_WHAT IS EXPECTED_
From the listing below, extract each line containing the string "this".
________________
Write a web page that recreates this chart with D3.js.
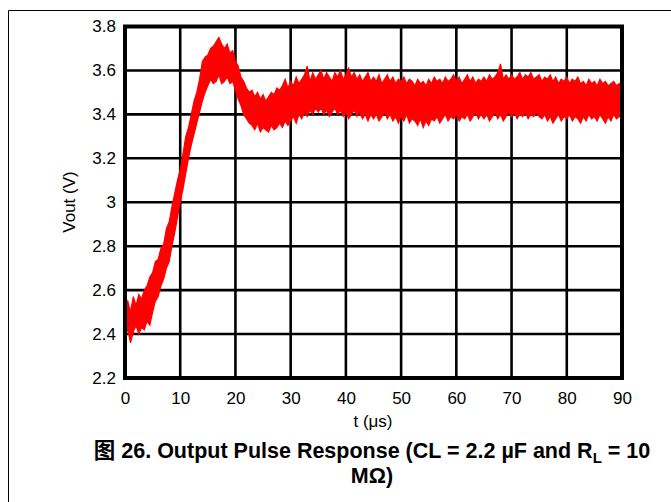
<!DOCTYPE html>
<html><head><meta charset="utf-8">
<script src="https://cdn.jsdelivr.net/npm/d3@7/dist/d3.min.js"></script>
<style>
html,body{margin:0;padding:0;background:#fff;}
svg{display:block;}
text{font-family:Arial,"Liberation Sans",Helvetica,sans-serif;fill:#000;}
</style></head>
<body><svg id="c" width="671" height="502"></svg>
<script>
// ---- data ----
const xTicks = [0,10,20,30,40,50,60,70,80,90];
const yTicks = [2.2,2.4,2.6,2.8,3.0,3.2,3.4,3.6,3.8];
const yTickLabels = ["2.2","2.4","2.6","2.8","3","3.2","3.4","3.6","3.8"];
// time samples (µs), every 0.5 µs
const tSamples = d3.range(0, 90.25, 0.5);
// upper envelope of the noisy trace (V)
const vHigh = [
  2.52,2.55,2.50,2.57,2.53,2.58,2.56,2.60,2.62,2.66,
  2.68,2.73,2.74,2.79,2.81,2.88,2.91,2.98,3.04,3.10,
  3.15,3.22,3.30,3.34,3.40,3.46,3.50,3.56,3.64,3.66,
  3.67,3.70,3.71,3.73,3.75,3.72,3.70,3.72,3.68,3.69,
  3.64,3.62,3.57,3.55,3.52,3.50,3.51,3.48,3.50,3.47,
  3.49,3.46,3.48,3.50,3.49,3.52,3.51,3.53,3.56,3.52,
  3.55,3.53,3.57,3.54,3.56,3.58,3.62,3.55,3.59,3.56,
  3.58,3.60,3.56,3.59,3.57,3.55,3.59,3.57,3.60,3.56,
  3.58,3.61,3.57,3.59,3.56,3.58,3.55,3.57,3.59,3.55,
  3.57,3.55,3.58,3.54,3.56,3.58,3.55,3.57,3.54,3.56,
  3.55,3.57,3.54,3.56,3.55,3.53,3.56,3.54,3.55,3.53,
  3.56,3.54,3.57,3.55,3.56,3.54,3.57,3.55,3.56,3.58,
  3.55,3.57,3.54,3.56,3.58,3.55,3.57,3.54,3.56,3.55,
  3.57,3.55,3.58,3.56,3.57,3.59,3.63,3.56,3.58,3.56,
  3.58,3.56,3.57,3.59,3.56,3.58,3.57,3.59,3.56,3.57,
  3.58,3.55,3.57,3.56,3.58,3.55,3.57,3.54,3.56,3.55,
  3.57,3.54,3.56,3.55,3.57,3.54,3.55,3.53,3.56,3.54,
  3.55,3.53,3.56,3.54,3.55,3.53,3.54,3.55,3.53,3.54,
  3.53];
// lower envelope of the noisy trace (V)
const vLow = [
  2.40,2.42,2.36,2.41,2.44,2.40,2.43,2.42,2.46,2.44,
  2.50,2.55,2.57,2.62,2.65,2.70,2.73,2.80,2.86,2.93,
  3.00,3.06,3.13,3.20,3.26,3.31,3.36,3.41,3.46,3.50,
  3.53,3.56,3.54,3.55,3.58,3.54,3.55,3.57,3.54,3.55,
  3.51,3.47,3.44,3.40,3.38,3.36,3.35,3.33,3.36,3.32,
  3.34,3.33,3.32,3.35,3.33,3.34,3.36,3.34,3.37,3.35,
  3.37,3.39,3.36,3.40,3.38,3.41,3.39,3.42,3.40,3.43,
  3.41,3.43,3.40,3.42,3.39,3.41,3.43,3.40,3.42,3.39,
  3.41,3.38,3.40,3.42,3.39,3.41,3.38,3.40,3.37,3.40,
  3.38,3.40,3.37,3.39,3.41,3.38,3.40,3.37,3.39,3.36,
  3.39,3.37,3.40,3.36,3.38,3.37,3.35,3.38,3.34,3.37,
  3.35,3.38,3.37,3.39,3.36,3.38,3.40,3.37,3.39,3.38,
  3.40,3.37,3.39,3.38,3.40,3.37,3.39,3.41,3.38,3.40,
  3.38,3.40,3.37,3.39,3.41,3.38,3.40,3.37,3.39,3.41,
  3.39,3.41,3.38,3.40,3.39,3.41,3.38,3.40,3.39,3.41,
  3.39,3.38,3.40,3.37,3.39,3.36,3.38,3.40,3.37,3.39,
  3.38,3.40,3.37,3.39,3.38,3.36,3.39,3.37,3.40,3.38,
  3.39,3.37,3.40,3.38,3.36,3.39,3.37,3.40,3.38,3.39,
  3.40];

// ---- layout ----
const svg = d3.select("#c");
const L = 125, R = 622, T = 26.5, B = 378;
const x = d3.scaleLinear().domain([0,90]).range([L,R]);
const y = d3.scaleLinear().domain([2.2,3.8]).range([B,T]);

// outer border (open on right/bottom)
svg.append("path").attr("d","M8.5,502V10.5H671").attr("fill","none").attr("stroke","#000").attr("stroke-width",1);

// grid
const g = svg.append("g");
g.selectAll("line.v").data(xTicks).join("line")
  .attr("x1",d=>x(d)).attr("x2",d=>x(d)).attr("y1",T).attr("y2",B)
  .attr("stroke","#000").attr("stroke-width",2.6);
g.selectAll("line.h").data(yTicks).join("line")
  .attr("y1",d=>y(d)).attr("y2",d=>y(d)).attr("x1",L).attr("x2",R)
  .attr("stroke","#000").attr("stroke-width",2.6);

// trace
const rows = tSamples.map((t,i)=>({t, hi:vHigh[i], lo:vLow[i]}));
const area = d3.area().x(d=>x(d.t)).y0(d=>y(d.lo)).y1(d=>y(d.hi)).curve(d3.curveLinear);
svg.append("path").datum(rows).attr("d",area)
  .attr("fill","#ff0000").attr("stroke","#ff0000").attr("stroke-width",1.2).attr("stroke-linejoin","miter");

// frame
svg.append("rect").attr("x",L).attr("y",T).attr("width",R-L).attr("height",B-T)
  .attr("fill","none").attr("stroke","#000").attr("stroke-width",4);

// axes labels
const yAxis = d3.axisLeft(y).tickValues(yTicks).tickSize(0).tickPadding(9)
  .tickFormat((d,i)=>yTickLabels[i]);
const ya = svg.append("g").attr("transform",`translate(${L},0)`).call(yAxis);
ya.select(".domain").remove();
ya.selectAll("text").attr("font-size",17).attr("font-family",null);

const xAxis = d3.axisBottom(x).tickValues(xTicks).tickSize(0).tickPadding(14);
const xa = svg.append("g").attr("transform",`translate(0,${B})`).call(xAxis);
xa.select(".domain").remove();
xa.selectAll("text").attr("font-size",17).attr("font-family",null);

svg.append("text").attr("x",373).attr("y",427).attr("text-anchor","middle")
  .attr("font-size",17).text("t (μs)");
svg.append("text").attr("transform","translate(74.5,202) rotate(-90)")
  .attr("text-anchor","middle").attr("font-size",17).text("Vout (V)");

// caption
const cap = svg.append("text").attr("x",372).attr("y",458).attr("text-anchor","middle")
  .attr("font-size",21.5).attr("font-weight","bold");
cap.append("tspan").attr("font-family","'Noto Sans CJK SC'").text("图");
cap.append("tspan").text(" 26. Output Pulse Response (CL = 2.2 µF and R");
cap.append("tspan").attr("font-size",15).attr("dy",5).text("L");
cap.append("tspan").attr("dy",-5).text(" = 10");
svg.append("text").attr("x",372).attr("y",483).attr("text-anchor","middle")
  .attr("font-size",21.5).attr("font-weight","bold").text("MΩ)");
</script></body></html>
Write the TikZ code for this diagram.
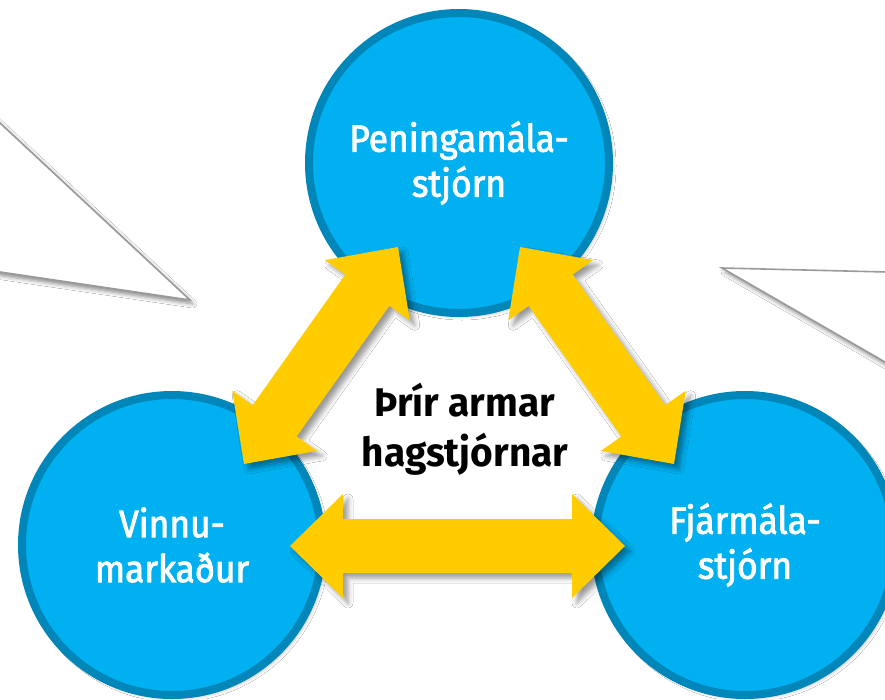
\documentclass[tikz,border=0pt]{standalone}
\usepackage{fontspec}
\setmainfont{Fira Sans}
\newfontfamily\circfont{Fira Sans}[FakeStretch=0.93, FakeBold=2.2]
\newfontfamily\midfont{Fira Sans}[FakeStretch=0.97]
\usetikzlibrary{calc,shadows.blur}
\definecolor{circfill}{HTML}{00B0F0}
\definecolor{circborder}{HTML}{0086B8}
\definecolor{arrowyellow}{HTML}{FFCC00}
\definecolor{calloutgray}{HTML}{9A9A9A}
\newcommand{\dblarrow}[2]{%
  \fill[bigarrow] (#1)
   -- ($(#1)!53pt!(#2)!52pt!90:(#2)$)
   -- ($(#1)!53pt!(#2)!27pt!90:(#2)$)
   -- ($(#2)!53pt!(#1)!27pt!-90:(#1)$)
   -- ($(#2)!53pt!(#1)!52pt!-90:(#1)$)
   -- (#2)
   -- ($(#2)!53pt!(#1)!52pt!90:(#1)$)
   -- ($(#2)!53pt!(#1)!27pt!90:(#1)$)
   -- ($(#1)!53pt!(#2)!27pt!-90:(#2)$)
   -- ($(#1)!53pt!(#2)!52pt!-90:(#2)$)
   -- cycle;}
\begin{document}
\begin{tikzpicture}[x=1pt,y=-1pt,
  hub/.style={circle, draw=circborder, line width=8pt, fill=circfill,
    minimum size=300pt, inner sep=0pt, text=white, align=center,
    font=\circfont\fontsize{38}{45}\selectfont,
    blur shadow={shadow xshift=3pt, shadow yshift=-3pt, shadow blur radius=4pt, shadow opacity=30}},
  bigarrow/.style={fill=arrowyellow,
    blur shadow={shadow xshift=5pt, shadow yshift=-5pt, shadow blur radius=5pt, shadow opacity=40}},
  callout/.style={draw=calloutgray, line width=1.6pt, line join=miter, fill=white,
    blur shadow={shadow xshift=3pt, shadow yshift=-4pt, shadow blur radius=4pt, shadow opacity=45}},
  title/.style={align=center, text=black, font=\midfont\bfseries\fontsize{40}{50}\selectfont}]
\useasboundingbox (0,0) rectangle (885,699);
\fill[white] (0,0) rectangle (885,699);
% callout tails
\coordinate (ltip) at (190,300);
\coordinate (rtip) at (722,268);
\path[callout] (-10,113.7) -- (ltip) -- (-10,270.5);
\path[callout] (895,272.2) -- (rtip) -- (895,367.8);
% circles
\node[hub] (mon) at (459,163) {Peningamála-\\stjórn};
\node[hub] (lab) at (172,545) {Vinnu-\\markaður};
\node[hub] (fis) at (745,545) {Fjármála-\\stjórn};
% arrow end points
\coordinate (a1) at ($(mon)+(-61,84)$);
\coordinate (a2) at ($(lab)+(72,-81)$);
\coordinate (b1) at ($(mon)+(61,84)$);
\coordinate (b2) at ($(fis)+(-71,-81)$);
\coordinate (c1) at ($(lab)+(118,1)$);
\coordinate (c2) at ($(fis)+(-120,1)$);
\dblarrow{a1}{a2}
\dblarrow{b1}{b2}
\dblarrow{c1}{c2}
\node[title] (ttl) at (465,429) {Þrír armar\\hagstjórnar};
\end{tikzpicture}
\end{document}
________________
_TASK OUTPUT_
Write a web page that recreates this chart with D3.js.
Write the TikZ code for this diagram.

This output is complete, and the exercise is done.